The issue was forced busing to achieve public school integration and the anecdote was powerful. Harris talked about a small child whose education, she claimed, was vastly improved by what lay at the end of a daily bus ride and (get ready for it because Harris was) “I was that little girl.”

It was powerful stuff that Biden might have defused by verbally patting Harris on the head, complimenting her intelligence and grit, and explaining to her what was going on nationwide at the time he staked out his position against forced busing. It would be too much to ask that he parse the arguments of both sides in evaluation of what busing orders accomplished while they existed, but that would be overkill anyway in a debate where seconds count.

Instead, Biden did not even make eye contact with Harris as he mounted his high horse and ticked off many of the issues where he was on the same side as the civil rights establishment. Sometimes his support was politically inconvenient. Apparently, the voters were being invited to weigh the one time he bucked the major civil rights organizations against the many times he backed them in the face of the Dixiecrats’ ire.

The result was what the game theory gang calls lose-lose. Biden was made to appear a doddering old man and Harris bought into another toxic campaign issue, the first one being whether her health insurance plan would do away with private insurance.

She finds herself in rooms that want to hear that private health insurance is a goner but she knows the voters do not want to hear that, so she waffles.

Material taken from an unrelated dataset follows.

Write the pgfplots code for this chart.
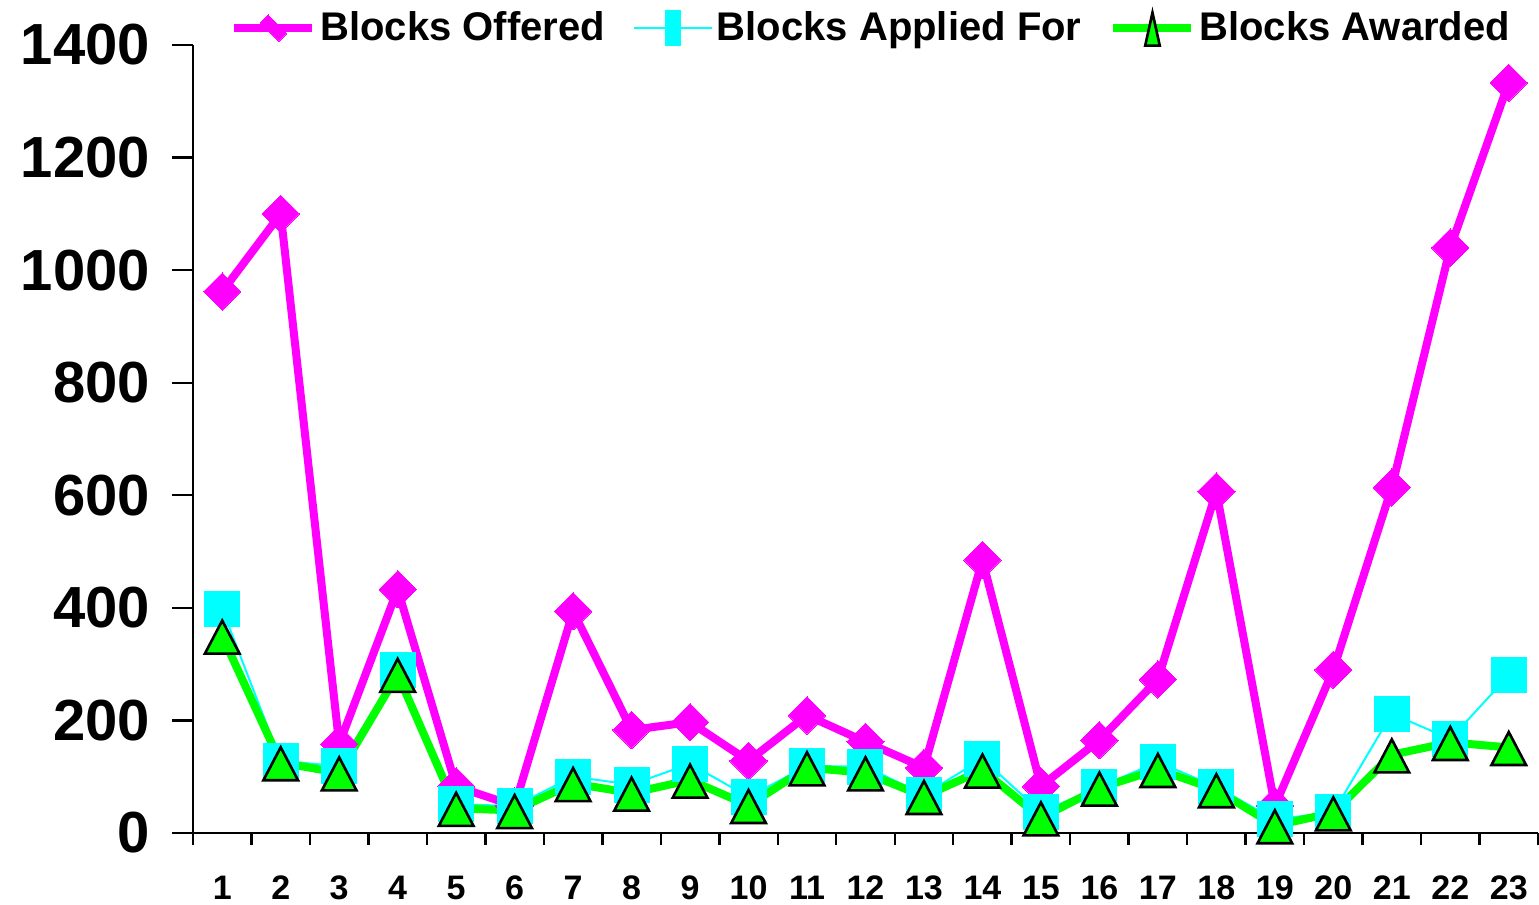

Busing is the same. Most of the rooms in which she speaks will want her to be in favor of busing, but there are reasons why busing went away that are not directly connected to racism. Back in 1972, Gallup had white people opposed to forced busing to integrate schools by 77 percent. No surprise there, but 47 percent of black people were also opposed.

There are many reasons blacks might be opposed. There was the Detroit fiasco, where a school district already in debt was asked to dig the hole deeper for school buses, or the Kansas City fiasco, where they built all manner of magnet schools and no white people took the bait — -or it could be what a black activist told me back in the seventies: “We just get tired of sending our kids to chase white people around.” She was reacting to a specific proposed plan that had black kids bused to white schools, but her point was that the black kids always seemed to draw the inconvenience straw.

But the big deal is that the Supreme Court has said federal courts have no power to require that school district lines be redrawn to accomplish integration. If that is the case — and it is — it really makes no difference if a black child’s test scores can be improved by sitting next to a white child.

The Fair Housing Act has made some differences at the margins, but housing patterns are probably more segregated now than they were during the busing controversy. In those neighborhoods where housing is not segregated, neither are the schools.

Since the school districts are drawn at the state level, that would appear to be where the most likely remedy will be found. Can you imagine what an inveterate liar like Mr. Trump would do with this playing field? Why in the world would the Democrats choose this hill on which to die when there is so much riding on not dying?